### Data excerpt
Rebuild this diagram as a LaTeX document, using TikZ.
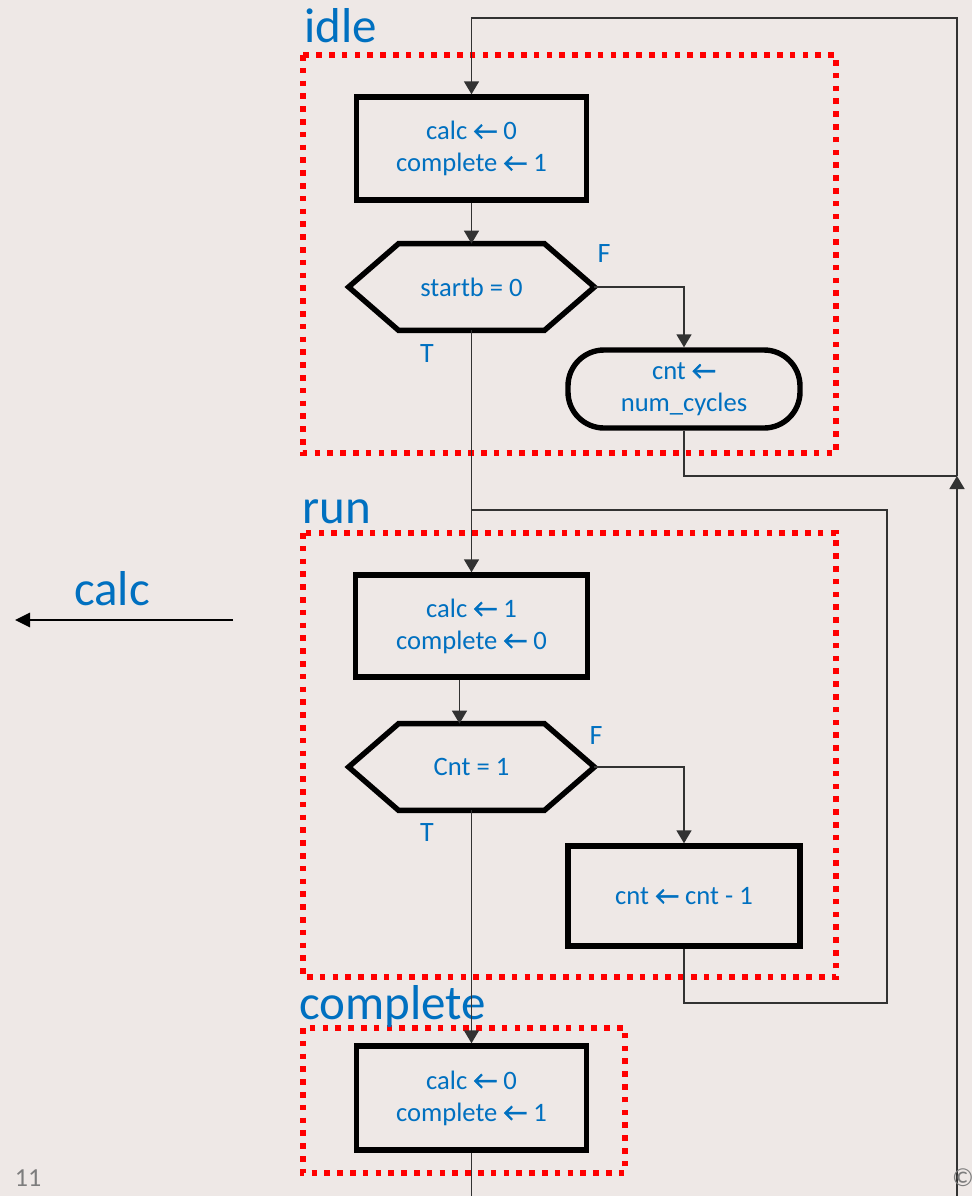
\documentclass[tikz,border=0pt]{standalone}
\usepackage{fontspec}
\setmainfont{Carlito}
\usetikzlibrary{arrows.meta,calc}
\definecolor{bg}{RGB}{238,232,230}
\definecolor{txtblue}{RGB}{0,112,192}
\definecolor{wirecol}{RGB}{50,50,50}
\definecolor{pagegray}{RGB}{125,125,125}
\newcommand{\lar}{{\addfontfeature{FakeBold=1.6}\char"2190}}
\tikzset{
  stepbox/.style={draw=black, line width=2.7pt, minimum width=115pt, minimum height=51.5pt,
    align=center, text=txtblue, font=\fontsize{13.3}{16}\selectfont, inner sep=0pt},
  loadbox/.style={stepbox, rounded corners=18pt, minimum width=116pt, minimum height=39pt},
  decision/.style={minimum width=122.5pt, minimum height=43pt, inner sep=0pt,
    text=txtblue, font=\fontsize{13.3}{16}\selectfont},
  hexline/.style={line width=2.7pt, line join=miter},
  stateframe/.style={draw=red, line width=2.7pt, dash pattern=on 2.8pt off 3.6pt},
  wire/.style={draw=wirecol, line width=0.8pt},
  tip/.style={-{Triangle[length=6.5pt,width=7.5pt]}},
  flag/.style={text=txtblue, font=\fontsize{14}{16}\selectfont, inner sep=0pt},
  statename/.style={text=txtblue, font=\fontsize{24.5}{28}\selectfont, anchor=base west, inner sep=0pt},
  pagemark/.style={text=pagegray, font=\fontsize{13}{15}\selectfont, inner sep=0pt}
}
\begin{document}
\begin{tikzpicture}[x=0.5pt,y=-0.5pt]
  \fill[bg] (0,0) rectangle (972,1196);
  \useasboundingbox (0,0) rectangle (972,1196);

  % state frames
  \draw[stateframe] (303,55) rectangle (836,453);
  \draw[stateframe] (303,533) rectangle (836,977);
  \draw[stateframe] (303,1028) rectangle (625,1173);
  \node[statename] (lidle) at (304,42) {idle};
  \node[statename] (lrun) at (302,523) {run};
  \node[statename] (lcomplete) at (299,1019) {complete};

  % idle state
  \node[stepbox] (b1) at (471.5,148.5) {calc \lar{} 0\\complete \lar{} 1};
  \node[decision] (h1) at (471.5,287) {startb = 0};
  \draw[hexline] (h1.west) -- ([xshift=25pt]h1.north west) -- ([xshift=-25pt]h1.north east)
    -- (h1.east) -- ([xshift=-25pt]h1.south east) -- ([xshift=25pt]h1.south west) -- cycle;
  \node[loadbox] (st) at (684,389) {cnt \lar\\num\_cycles};
  \node[flag] (f1) at (604,254) {F};
  \node[flag] (t1) at (427,354) {T};

  % run state
  \node[stepbox, minimum width=116pt, minimum height=51pt] (b2) at (471.5,626) {calc \lar{} 1\\complete \lar{} 0};
  \node[decision] (h2) at (471.5,767) {Cnt = 1};
  \draw[hexline] (h2.west) -- ([xshift=25pt]h2.north west) -- ([xshift=-25pt]h2.north east)
    -- (h2.east) -- ([xshift=-25pt]h2.south east) -- ([xshift=25pt]h2.south west) -- cycle;
  \node[stepbox, minimum width=116pt, minimum height=50pt] (b3) at (684,896) {cnt \lar{} cnt - 1};
  \node[flag] (f2) at (596,736) {F};
  \node[flag] (t2) at (427,833) {T};

  % complete state
  \node[stepbox, minimum height=52pt] (b4) at (471.5,1098) {calc \lar{} 0\\complete \lar{} 1};

  % routing points
  \coordinate (j1) at (957,476);
  \coordinate (tr) at (957,18);
  \coordinate (bot) at (957,1196);
  \coordinate (j2) at (471.5,510);
  \coordinate (c1) at (887,1003);
  \coordinate (b4end) at (471.5,1196);

  % connectors
  \draw[wire] (st.south) |- (j1);
  \draw[wire, tip] (bot) -- (j1);
  \draw[wire, tip] (j1) -- (tr) -| (b1.north);
  \draw[wire, tip] (b1.south) -- (h1.north);
  \draw[wire, tip] (h1.east) -| (st.north);
  \draw[wire, tip] (h1.south) -- (b2.north);
  \draw[wire] (b3.south) |- (c1) |- (j2);
  \draw[wire, tip] ([xshift=-6pt]b2.south) -- ([xshift=-6pt]h2.north);
  \draw[wire, tip] (h2.east) -| (b3.north);
  \draw[wire, tip] (h2.south) -- (b4.north);
  \draw[wire] (b4.south) -- (b4end);

  % output signal
  \node[text=txtblue, font=\fontsize{24.5}{28}\selectfont, anchor=base, inner sep=0pt] (calcout) at (112,605) {calc};
  \coordinate (os) at (233,620);
  \coordinate (oe) at (15,620);
  \draw[black, line width=1.4pt, -{Triangle[length=7.5pt,width=7pt]}] (os) -- (oe);

  % page marks
  \node[pagemark, anchor=base] (pnum) at (28,1186) {11};
  \node[pagemark, anchor=base] (copy) at (963,1186) {©};
\end{tikzpicture}
\end{document}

### What you should do
Reproduce the data verbatim. Do not carry any picture into the copy.

### Result of the exercise
Rebuild this diagram as a LaTeX document, using TikZ.
\documentclass[tikz,border=0pt]{standalone}
\usepackage{fontspec}
\setmainfont{Carlito}
\usetikzlibrary{arrows.meta,calc}
\definecolor{bg}{RGB}{238,232,230}
\definecolor{txtblue}{RGB}{0,112,192}
\definecolor{wirecol}{RGB}{50,50,50}
\definecolor{pagegray}{RGB}{125,125,125}
\newcommand{\lar}{{\addfontfeature{FakeBold=1.6}\char"2190}}
\tikzset{
  stepbox/.style={draw=black, line width=2.7pt, minimum width=115pt, minimum height=51.5pt,
    align=center, text=txtblue, font=\fontsize{13.3}{16}\selectfont, inner sep=0pt},
  loadbox/.style={stepbox, rounded corners=18pt, minimum width=116pt, minimum height=39pt},
  decision/.style={minimum width=122.5pt, minimum height=43pt, inner sep=0pt,
    text=txtblue, font=\fontsize{13.3}{16}\selectfont},
  hexline/.style={line width=2.7pt, line join=miter},
  stateframe/.style={draw=red, line width=2.7pt, dash pattern=on 2.8pt off 3.6pt},
  wire/.style={draw=wirecol, line width=0.8pt},
  tip/.style={-{Triangle[length=6.5pt,width=7.5pt]}},
  flag/.style={text=txtblue, font=\fontsize{14}{16}\selectfont, inner sep=0pt},
  statename/.style={text=txtblue, font=\fontsize{24.5}{28}\selectfont, anchor=base west, inner sep=0pt},
  pagemark/.style={text=pagegray, font=\fontsize{13}{15}\selectfont, inner sep=0pt}
}
\begin{document}
\begin{tikzpicture}[x=0.5pt,y=-0.5pt]
  \fill[bg] (0,0) rectangle (972,1196);
  \useasboundingbox (0,0) rectangle (972,1196);

  % state frames
  \draw[stateframe] (303,55) rectangle (836,453);
  \draw[stateframe] (303,533) rectangle (836,977);
  \draw[stateframe] (303,1028) rectangle (625,1173);
  \node[statename] (lidle) at (304,42) {idle};
  \node[statename] (lrun) at (302,523) {run};
  \node[statename] (lcomplete) at (299,1019) {complete};

  % idle state
  \node[stepbox] (b1) at (471.5,148.5) {calc \lar{} 0\\complete \lar{} 1};
  \node[decision] (h1) at (471.5,287) {startb = 0};
  \draw[hexline] (h1.west) -- ([xshift=25pt]h1.north west) -- ([xshift=-25pt]h1.north east)
    -- (h1.east) -- ([xshift=-25pt]h1.south east) -- ([xshift=25pt]h1.south west) -- cycle;
  \node[loadbox] (st) at (684,389) {cnt \lar\\num\_cycles};
  \node[flag] (f1) at (604,254) {F};
  \node[flag] (t1) at (427,354) {T};

  % run state
  \node[stepbox, minimum width=116pt, minimum height=51pt] (b2) at (471.5,626) {calc \lar{} 1\\complete \lar{} 0};
  \node[decision] (h2) at (471.5,767) {Cnt = 1};
  \draw[hexline] (h2.west) -- ([xshift=25pt]h2.north west) -- ([xshift=-25pt]h2.north east)
    -- (h2.east) -- ([xshift=-25pt]h2.south east) -- ([xshift=25pt]h2.south west) -- cycle;
  \node[stepbox, minimum width=116pt, minimum height=50pt] (b3) at (684,896) {cnt \lar{} cnt - 1};
  \node[flag] (f2) at (596,736) {F};
  \node[flag] (t2) at (427,833) {T};

  % complete state
  \node[stepbox, minimum height=52pt] (b4) at (471.5,1098) {calc \lar{} 0\\complete \lar{} 1};

  % routing points
  \coordinate (j1) at (957,476);
  \coordinate (tr) at (957,18);
  \coordinate (bot) at (957,1196);
  \coordinate (j2) at (471.5,510);
  \coordinate (c1) at (887,1003);
  \coordinate (b4end) at (471.5,1196);

  % connectors
  \draw[wire] (st.south) |- (j1);
  \draw[wire, tip] (bot) -- (j1);
  \draw[wire, tip] (j1) -- (tr) -| (b1.north);
  \draw[wire, tip] (b1.south) -- (h1.north);
  \draw[wire, tip] (h1.east) -| (st.north);
  \draw[wire, tip] (h1.south) -- (b2.north);
  \draw[wire] (b3.south) |- (c1) |- (j2);
  \draw[wire, tip] ([xshift=-6pt]b2.south) -- ([xshift=-6pt]h2.north);
  \draw[wire, tip] (h2.east) -| (b3.north);
  \draw[wire, tip] (h2.south) -- (b4.north);
  \draw[wire] (b4.south) -- (b4end);

  % output signal
  \node[text=txtblue, font=\fontsize{24.5}{28}\selectfont, anchor=base, inner sep=0pt] (calcout) at (112,605) {calc};
  \coordinate (os) at (233,620);
  \coordinate (oe) at (15,620);
  \draw[black, line width=1.4pt, -{Triangle[length=7.5pt,width=7pt]}] (os) -- (oe);

  % page marks
  \node[pagemark, anchor=base] (pnum) at (28,1186) {11};
  \node[pagemark, anchor=base] (copy) at (963,1186) {©};
\end{tikzpicture}
\end{document}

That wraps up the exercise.